Del desembarcadero general a los Almacenes de Regla (una travesía muy agradable), 40 centavos.
Del desembarcadero general al lugar donde están anclados los buques de guerra extranjeros, 20 centavos.
Del desembarcadero general a buques anclados en los diques flotantes, 50 centavos.
Por cada pequeña maleta, 5 centavos.
Por cada baúl, 12 centavos.
El pasajero a quien el bote espera, estando abordo o en tierra, pagará a razón de diez centavos por cada cuarto de hora.
En días lluviosos o tempestuosos, o de noche, el botero tiene derecho a que se le pague en reales fuertes, en vez de sencillos.
Los botes pequeños sólo pueden llevar hasta cinco pasajeros y los grandes diez.
Desde las diez y media de la noche hasta el cañonazo que anuncia el amanecer del nuevo día, no se permite que los botes naveguen por la bahía.

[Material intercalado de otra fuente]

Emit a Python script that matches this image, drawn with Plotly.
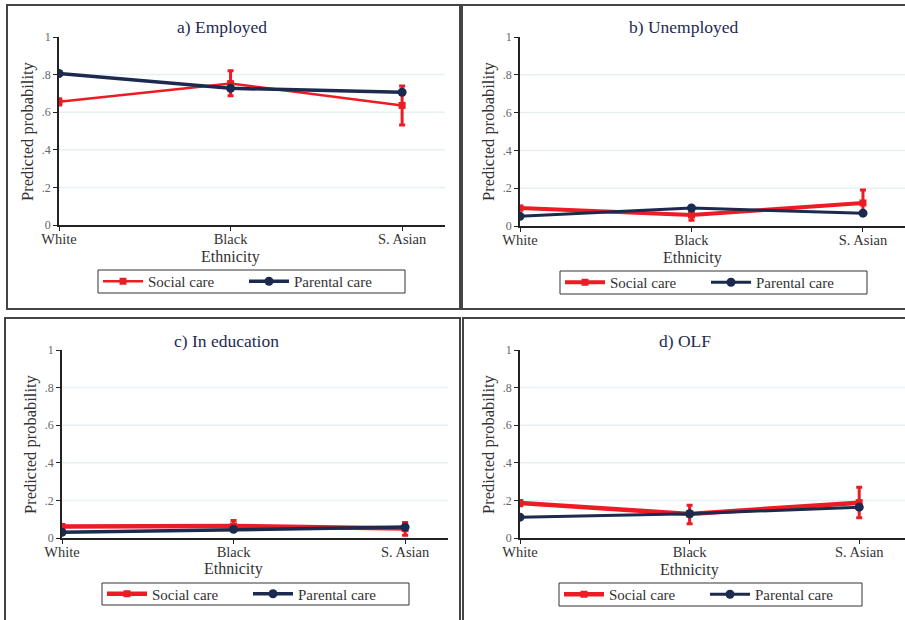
import plotly.graph_objects as go

W, H = 905, 620

categories = ["White", "Black", "S. Asian"]
y_ticks = [0, 0.2, 0.4, 0.6, 0.8, 1]
y_tick_labels = ["0", ".2", ".4", ".6", ".8", "1"]
panel_titles = ["a) Employed", "b) Unemployed", "c) In education", "d) OLF"]
series_names = ["Social care", "Parental care"]

a_social = [0.655, 0.752, 0.636]
a_social_lo = [0.638, 0.688, 0.532]
a_social_hi = [0.672, 0.820, 0.740]
a_parental = [0.806, 0.727, 0.706]

b_social = [0.095, 0.058, 0.122]
b_social_lo = [0.085, 0.030, 0.066]
b_social_hi = [0.105, 0.082, 0.190]
b_parental = [0.051, 0.095, 0.068]

c_social = [0.061, 0.064, 0.050]
c_social_lo = [0.050, 0.040, 0.014]
c_social_hi = [0.072, 0.093, 0.083]
c_parental = [0.030, 0.046, 0.058]

d_social = [0.186, 0.128, 0.188]
d_social_lo = [0.172, 0.076, 0.108]
d_social_hi = [0.200, 0.174, 0.270]
d_parental = [0.111, 0.129, 0.164]

RED = "#ec1c24"
NAVY = "#1b2a4e"
FONT = "Liberation Serif"


def px(x):
    return x / W


def py(y):
    return 1 - y / H


# layout geometry in pixels (decoration only)
panels = [
    dict(social=a_social, lo=a_social_lo, hi=a_social_hi, par=a_parental,
         xdom=(59, 445), xr=2.25, ydom=(37, 225), title=(222, 27),
         ytitle=(27, 131), xtitle=(231, 257), leg=(98, 270, 405, 293),
         box=(7, 5, 460, 309), sw=2.5, pw=3.5),
    dict(social=b_social, lo=b_social_lo, hi=b_social_hi, par=b_parental,
         xdom=(520, 905), xr=2.245, ydom=(37, 226), title=(684, 27),
         ytitle=(488, 131), xtitle=(692, 258), leg=(560, 271, 867, 294),
         box=(462, 5, 908, 309), sw=4, pw=3),
    dict(social=c_social, lo=c_social_lo, hi=c_social_hi, par=c_parental,
         xdom=(62, 448), xr=2.25, ydom=(350, 538), title=(226, 341),
         ytitle=(30, 444), xtitle=(233, 569), leg=(102, 583, 409, 605),
         box=(5, 318, 460, 624), sw=4.5, pw=3.5),
    dict(social=d_social, lo=d_social_lo, hi=d_social_hi, par=d_parental,
         xdom=(520, 905), xr=2.27, ydom=(350, 538), title=(685, 341),
         ytitle=(488, 444), xtitle=(689, 570), leg=(559, 583, 862, 606),
         box=(463, 318, 908, 624), sw=4.5, pw=3),
]

fig = go.Figure()
layout = dict(
    template="none",
    width=W, height=H, margin=dict(l=0, r=0, t=0, b=0, pad=0), autosize=False,
    paper_bgcolor="white", plot_bgcolor="white",
    font=dict(family=FONT, color="#222"),
    shapes=[], annotations=[],
)

for i, p in enumerate(panels):
    n = "" if i == 0 else str(i + 1)
    xa, ya = "x" + n, "y" + n
    leg = "legend" + n
    xs = list(range(len(categories)))
    err_plus = [h - v for h, v in zip(p["hi"], p["social"])]
    err_minus = [v - l for v, l in zip(p["social"], p["lo"])]
    fig.add_trace(go.Scatter(
        x=xs, y=p["social"], mode="lines+markers", name=series_names[0],
        line=dict(color=RED, width=p["sw"]),
        marker=dict(color=RED, size=7, symbol="square"),
        error_y=dict(type="data", array=err_plus, arrayminus=err_minus,
                     color=RED, thickness=3, width=3),
        xaxis=xa, yaxis=ya, legend=leg,
    ))
    fig.add_trace(go.Scatter(
        x=xs, y=p["par"], mode="lines+markers", name=series_names[1],
        line=dict(color=NAVY, width=p["pw"]),
        marker=dict(color=NAVY, size=9, symbol="circle"),
        xaxis=xa, yaxis=ya, legend=leg,
    ))
    x0, x1 = p["xdom"]
    y0, y1 = p["ydom"]
    layout["xaxis" + n] = dict(
        domain=[px(x0), min(px(x1), 1)], range=[0, p["xr"]], anchor=ya,
        tickvals=xs, ticktext=categories, ticks="outside", ticklen=4,
        tickcolor="#222", showline=True, linecolor="#222", linewidth=1.5,
        showgrid=False, zeroline=False, fixedrange=True, automargin=False,
        ticklabelstandoff=-4,
        tickfont=dict(family=FONT, size=14.5, color="#333"),
    )
    layout["yaxis" + n] = dict(
        domain=[py(y1), py(y0)], range=[0, 1], anchor=xa,
        tickvals=y_ticks, ticktext=y_tick_labels, ticks="outside", ticklen=4,
        tickcolor="#222", showline=True, linecolor="#222", linewidth=1.5,
        showgrid=False, zeroline=False, fixedrange=True, automargin=False,
        tickfont=dict(family=FONT, size=12, color="#666"),
    )
    for g in y_ticks[1:-1]:
        layout["shapes"].append(dict(
            type="line", xref=xa + " domain", yref=ya, x0=0, x1=1, y0=g, y1=g,
            line=dict(color="#e6f0f2", width=1.5), layer="below"))
    bx0, by0, bx1, by1 = p["box"]
    layout["shapes"].append(dict(
        type="rect", xref="paper", yref="paper", x0=px(bx0), x1=px(bx1),
        y0=py(by1), y1=py(by0), line=dict(color="#444", width=2)))
    lx0, ly0, lx1, ly1 = p["leg"]
    layout["shapes"].append(dict(
        type="rect", xref="paper", yref="paper", x0=px(lx0), x1=px(lx1),
        y0=py(ly1), y1=py(ly0), line=dict(color="#333", width=1)))
    layout[leg] = dict(
        x=px(lx0), y=py((ly0 + ly1) / 2), xanchor="left", yanchor="middle",
        orientation="h", bgcolor="rgba(0,0,0,0)", borderwidth=0,
        font=dict(family=FONT, size=15, color="#333"),
        entrywidth=91, itemwidth=40, tracegroupgap=0,
    )
    tx, ty = p["title"]
    layout["annotations"].append(dict(
        text=panel_titles[i], x=px(tx), y=py(ty), xref="paper", yref="paper",
        xanchor="center", yanchor="middle",
        showarrow=False, font=dict(family=FONT, size=17.5, color="#1e2b50")))
    yx, yy = p["ytitle"]
    layout["annotations"].append(dict(
        text="Predicted probability", x=px(yx), y=py(yy), xref="paper",
        yref="paper", showarrow=False, textangle=-90,
        xanchor="center", yanchor="middle",
        font=dict(family=FONT, size=16.5, color="#333")))
    ex, ey = p["xtitle"]
    layout["annotations"].append(dict(
        text="Ethnicity", x=px(ex), y=py(ey), xref="paper", yref="paper",
        xanchor="center", yanchor="middle",
        showarrow=False, font=dict(family=FONT, size=16, color="#333")))

fig.update_layout(**layout)
fig.write_html(
    "out.html",
    config={"displayModeBar": False},
    post_script="document.body.style.margin='0';document.body.style.overflow='hidden';",
)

Aconsejamos a los viajeros que en los viajes largos hagan un trato previo con el botero, y que utilicen la tarifa como un guía para que no les cobren demasiado.
…
¡Habana! ¿He de olvidar nunca las extrañas y a la vez agradables impresiones que en mi ánimo produjeron sus murallas, cuando años atrás, en pleno vigor juvenil, al desembarcar en la Aduana, mis pies pisaron por vez primera suelo extranjero? Impresiones que ahora, después de un lapso de años, y aun después de meses de sufrimiento, no empalidecen en esta segunda visita, sino que más bien se intensifican en sus gratas emociones. Los mismos espectáculos, las mismas novedades; la charla de un idioma extranjero, las calles estrechas, los hermosos establecimientos con su entero contenido expuesto a la vista. Los abigarrados toldos tendidos de muro a muro al través de las calles, que a la vez que protegen del sol contribuyen a dar a aquéllas la apariencia de un extraño y bonito bazar o feria. Los mismos chuscos nombres de los establecimientos: “Palo Gordo”, “León de Oro”, “Delicias de las Damas”, etc. Nos dirigimos al café “La Dominica”, que es un lugar muy concurrido y allí probamos una cosa de Cuba, que lleva el nombre de refresco, y es una bebida fría de cierta clase, agradable a la vista y más agradable aun al paladar, y mientras lo sorbemos podemos tomar nuestras primeras lecciones acerca de la vida habanera.